Taux de rendement interne des différents types d’immobilier, après application de la fiscalité
Les préconisations du CPO
Au terme de ces constats et au-delà des dispositions fiscales de la loi de finances pour 2018 (PFU et IFI), le CPO formule 10 orientations :
- Renforcer la prévisibilité des prélèvements obligatoires sur le capital des ménages, notamment par le recours aux clauses dites « de grand-père » permettant de maintenir, de manière définitive ou pour une durée déterminée suffisante, le régime fiscal existant pour les situations en cours, l’application limitée des modifications de régime aux opérations effectivement nouvelles et leur mise en œuvre avec une période de transition suffisante afin de permettre aux ménages de s’adapter
- Réexaminer le régime des plus-values immobilières en remplaçant l’abattement pour durée de détention par un correctif monétaire.
- Unifier le régime fiscal des locations meublées et celui des locations nues.
- Réviser les valeurs locatives des locaux d’habitation, pour la détermination de l’assiette de la taxe foncière payée par les ménages. À long terme, étudier le remplacement de la valeur cadastrale par la valeur vénale.
- Afin de contribuer à fluidifier le marché immobilier et de favoriser la mobilité géographique des personnes, alléger les DMTO, en prenant en compte l’exigence du maintien des ressources des collectivités territoriales.
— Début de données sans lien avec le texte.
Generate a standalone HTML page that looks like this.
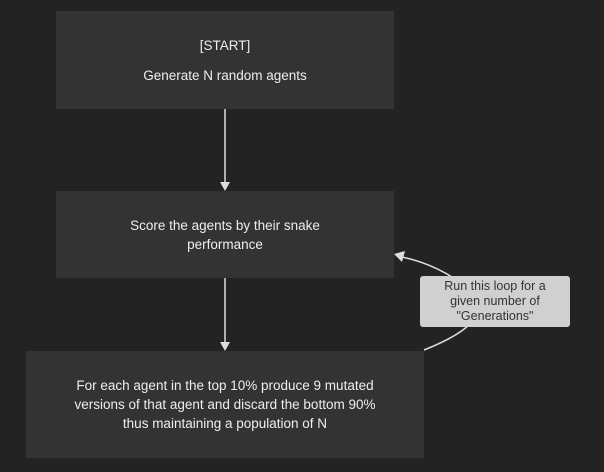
<!DOCTYPE html><html><head><style>
body{margin:0;width:604px;height:472px;background:#232323;font-family:"Liberation Sans",sans-serif;position:relative;overflow:hidden}
.b{position:absolute;background:#333;color:#eee;font-size:13.5px;text-align:center;display:flex;flex-direction:column;justify-content:center;align-items:center;line-height:19px}
.l{position:absolute;left:420px;top:276px;width:150px;height:51px;background:#d0d0d0;border-radius:3px;color:#333;font-size:12.5px;line-height:15px;text-align:center;display:flex;align-items:center;justify-content:center}
</style></head><body>
<svg width="604" height="472" style="position:absolute;left:0;top:0">
<line x1="225" y1="109" x2="225" y2="184" stroke="#ddd" stroke-width="1.5"/>
<polygon points="220,182 230,182 225,191" fill="#ddd"/>
<line x1="225" y1="278" x2="225" y2="344" stroke="#ddd" stroke-width="1.5"/>
<polygon points="220,342 230,342 225,351" fill="#ddd"/>
<path d="M424,350 Q500,320 470,290 Q440,265 402,257" fill="none" stroke="#ddd" stroke-width="1.5"/>
<polygon points="394,254 405,251 402,262" fill="#ddd"/>
</svg>
<div class="b" style="left:56px;top:11px;width:338px;height:98px"><div>[START]</div><div style="margin-top:11px">Generate N random agents</div></div>
<div class="b" style="left:56px;top:191px;width:338px;height:87px">Score the agents by their snake<br>performance</div>
<div class="b" style="left:26px;top:351px;width:398px;height:107px">For each agent in the top 10% produce 9 mutated<br>versions of that agent and discard the bottom 90%<br>thus maintaining a population of N</div>
<div class="l">Run this loop for a<br>given number of<br>"Generations"</div>
</body></html>
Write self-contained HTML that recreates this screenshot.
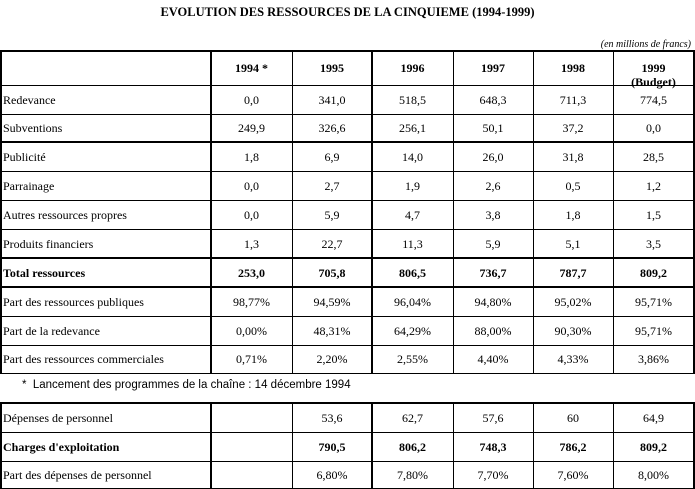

- Abaisser les plafonds de versement des livrets d’épargne réglementée.
- Réexaminer les taux et les abattements dérogatoires applicables aux revenus des contrats d’assurance vie, au titre des nouveaux versements.
- Renforcer l’attractivité des donations aux jeunes générations par rapport aux successions.
- Réfléchir aux différents leviers permettant de parvenir à atténuer la dynamique de concentration des patrimoines (relever les DMTG en ligne directe ; engager un réexamen systématique des différents régimes particuliers applicables en matière de droits de succession, notamment l’avantage successoral attaché à l’assurance-vie).
- Engager une réflexion sur l’adaptation des droits de mutation à titre gratuit aux évolutions sociologiques de la famille, et notamment sur le traitement fiscal des transmissions à l’enfant du conjoint.